The University of Pittsburgh is seeking a qualified Systems Programmer for the Center for Biomedical Informatics.
This role functions as a biomedical informatics analyst and technical writer. This position will involve analyzing quantitative data to inform medication safety issue decision support, developing novel software artifacts to support ongoing research projects, and assisting with testing and quality assurance activities. The incumbent will also assist with developing and submitting scientific manuscripts that report research on a range of topics related to medication safety informatics.
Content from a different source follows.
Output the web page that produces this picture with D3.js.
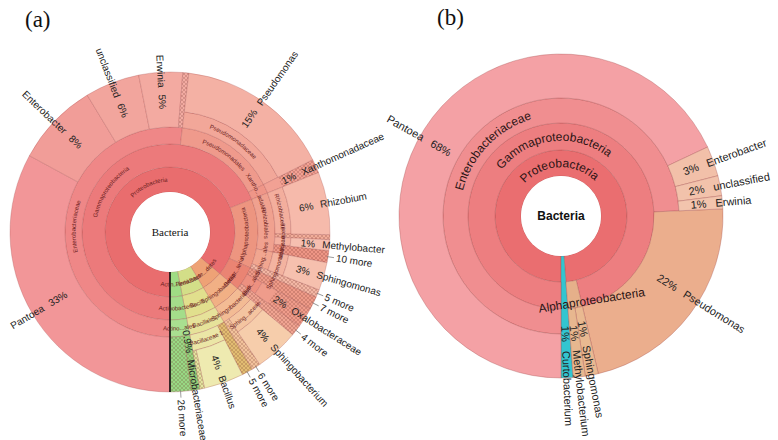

A successful applicant will have completed a Bachelor's in Computer Science, Mathematics or Information Science and subsequently worked developing progressively more complex applications as a member of a team. The successful applicant must be proficient in Java and CSS and must be able to demonstrate proficiency by means of code samples or detailed discussion of the implementations. Excellent verbal and written skills are required so that that programmer can work closely with customers when necessary and can articulate plans, problems, and solutions clearly to team members.
The ability to design at the level of a software module user interface. Experience on both Windows and Linux preferred. Previous experience with web service architectures, MySQL or Oracle, is a plus. Experience with any of the following languages or technologies is a plus, as we use them all across various projects at DBMI: R, Java, CSS and Python.
Internal Number: 176663
About University of Pittsburgh
Founded in 1787, the same year the U.S. Constitution was signed, the University of Pittsburgh is one of the oldest institutions of higher education in the United States. One of three state-related research universities in Pennsylvania, Pitt is a member of the Association of American Universities (AAU), which comprises 62 preeminent doctorate-granting research institutions in North America.
Pitt faculty members have expanded knowledge in the humanities and sciences, earning such prestigious honors as the National Medal of Science, the MacArthur Foundation’s “genius” grant, the Lasker-DeBakey Clinical Medical Research Award, and election to the National Academy of Sciences and the Institute of Medicine. Pitt scientists have defeated polio, unlocked the secrets of DNA, lead the world in organ transplantation, and pioneered TV and heavier-than-air flight, among numerous other accomplishments.
Pitt students have earned Rhodes, Goldwater, Marshall, and Truman Scholarships, among other highly competitive national and international scholarships.
Alumni have pioneered MRI and TV, won Nobel and Pulitzer Prizes, led corporations and universities, served in government and the military..., conquered Hollywood and The New York Times bestsellers list, and won Super Bowls and NBA championships.